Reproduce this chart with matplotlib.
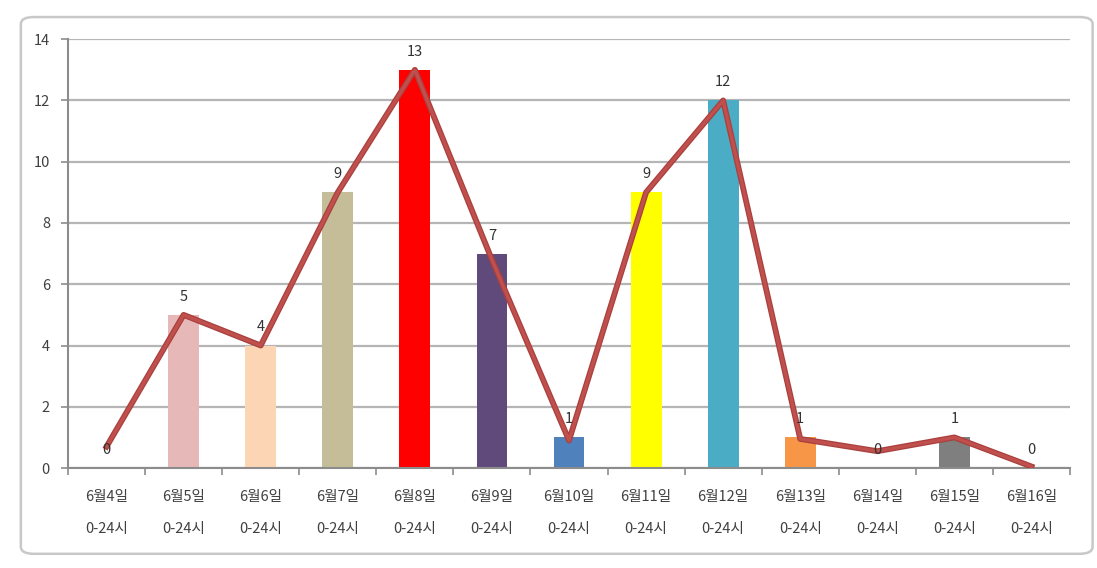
import matplotlib.pyplot as plt
import matplotlib.patheffects as pe
from matplotlib.patches import FancyBboxPatch

plt.rcParams['font.family'] = ['Noto Sans CJK KR', 'DejaVu Sans']

days = ["6월4일", "6월5일", "6월6일", "6월7일", "6월8일", "6월9일", "6월10일",
        "6월11일", "6월12일", "6월13일", "6월14일", "6월15일", "6월16일"]
hours = "0-24시"
counts = [0, 5, 4, 9, 13, 7, 1, 9, 12, 1, 0, 1, 0]
trend = [0.7, 5, 4, 9, 13, 6.8, 0.9, 9, 12, 0.95, 0.55, 1, 0.05]
bar_colors = ["#FFFFFF", "#E6B8B7", "#FCD5B4", "#C4BD97", "#FF0000", "#604A7B",
              "#4F81BD", "#FFFF00", "#4BACC6", "#F79646", "#FFFFFF", "#7F7F7F",
              "#FFFFFF"]

fig = plt.figure(figsize=(10.97, 5.68), dpi=100)
fig.patch.set_facecolor("white")

# chart border like the spreadsheet chart box
border = FancyBboxPatch((0.019, 0.025), 0.977, 0.945, boxstyle="round,pad=0,rounding_size=0.012",
                        transform=fig.transFigure, facecolor="white",
                        edgecolor="#C8C8C8", linewidth=1.8, zorder=-5)
fig.patches.append(border)

ax = fig.add_axes([0.062, 0.176, 0.9134, 0.755])
ax.set_zorder(2)
ax.set_facecolor("none")

x = list(range(len(days)))
ax.bar(x, counts, width=0.4, color=bar_colors, zorder=2)

ax.plot(x, trend, color="#C0504D", linewidth=2.4, zorder=3,
        path_effects=[pe.Stroke(linewidth=4.2, foreground="#A9403D"), pe.Normal()])

for i, v in enumerate(counts):
    ax.annotate(str(v), (i, v), xytext=(0, 13), textcoords="offset points",
                ha="center", va="center", fontsize=10.5, color="#333333", zorder=4)

ax.set_xlim(-0.5, len(days) - 0.5)
ax.set_ylim(0, 14)
ax.set_yticks(range(0, 15, 2))
ax.yaxis.grid(True, color="#B5B5B5", linewidth=1.6, zorder=0)
ax.set_axisbelow(True)

ax.set_xticks(x)
ax.set_xticklabels([d + "\n" + hours for d in days], fontsize=10.5,
                   color="#404040", linespacing=2.6, fontweight="medium")
ax.set_xticks([i + 0.5 for i in range(-1, len(days))], minor=True)
ax.tick_params(axis="x", which="major", length=0, pad=16)
ax.tick_params(axis="x", which="minor", length=5, color="#8C8C8C", width=1.2)
ax.tick_params(axis="y", length=5, color="#8C8C8C", width=1.2, labelsize=10.5,
               labelcolor="#404040", pad=8)

for side in ["top", "right"]:
    ax.spines[side].set_visible(False)
for side in ["left", "bottom"]:
    ax.spines[side].set_color("#8C8C8C")
    ax.spines[side].set_linewidth(1.5)

fig.savefig("out.png", dpi=100)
================================
* **Task statement**
Return exactly what appears from the opening line of the material through the line with "plt.rcParams['font.family'] = ['Noto", apart from the pictures.

* **Solution to the exercise**
Reproduce this chart with matplotlib.
import matplotlib.pyplot as plt
import matplotlib.patheffects as pe
from matplotlib.patches import FancyBboxPatch

plt.rcParams['font.family'] = ['Noto Sans CJK KR', 'DejaVu Sans']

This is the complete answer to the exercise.